The Preparedness movement started with a huge armaments buildup and mobilization of the National Guard, and a peacetime draft in September 1940. The mobilized force was kept on active duty in September 1941 by a margin of one vote in the Senate.

The formidable terrain obstacles between here and out there plus the ability of the US to raise a thirty million person military force will force a potential enemy to take time to build humungous land, sea and air forces and to deploy them in position to assault the US is enough to give us the time to raise and train that force. The time to go from one to ten percent available for combat is dependant upon a trained cadre of mid level officers, noncoms, and technicians in place to provide the backbone and nervous structure of a mobilized force.

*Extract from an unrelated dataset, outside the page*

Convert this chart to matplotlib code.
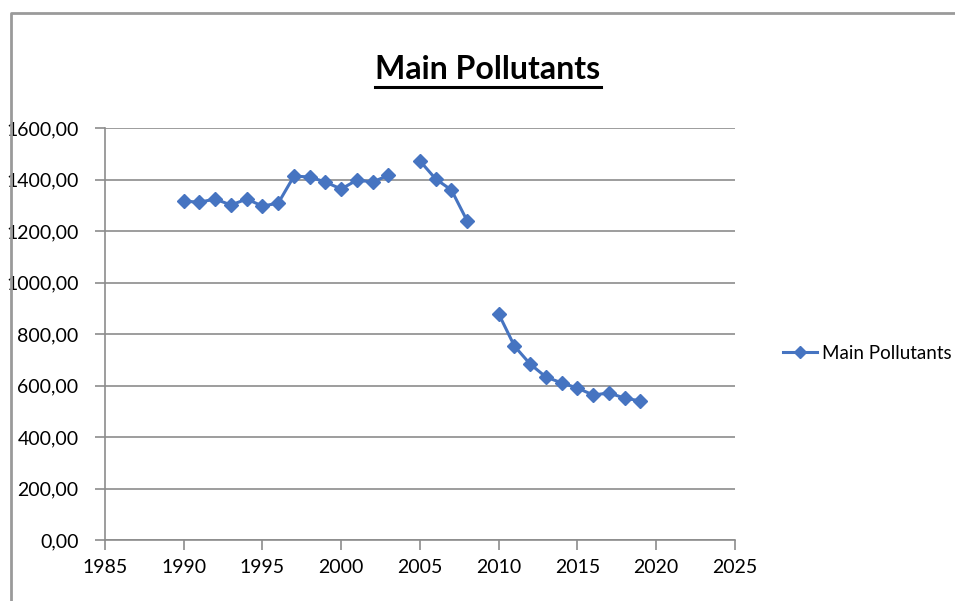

Additionally, the clear and present needs for standing forces starts with the needs of securing out lines of sea communication, and with a focus on those areas which constrain or define sea commerce. As such there is a short list of places in place to causes mischief to water born travel: The Cape of Good Hope, The English Channel and the Straits of Magellan, Hormuz, Malacca, and the Skagerrak, the Horn of Africa, the Panama and Suez Canals, and the exits from the Sea of Japan, Caribbean, and Okhotsk seas. Control of the major rivers of the world include the Rhine, Danube, Amazon, Mississippi-Ohio, Niger, Nile, Euphrates, and Ganges which control by brown water small boat forces and by control of land features that control river traffic.

Our focus is on the locations of markets and resources that affect our economy that are sensitive to denial by hostile forces. It is the analysis of these locations, likely enemy forces and access thereto that should be the focus for planning for projectable forces be they full or part time, and should be contingency based.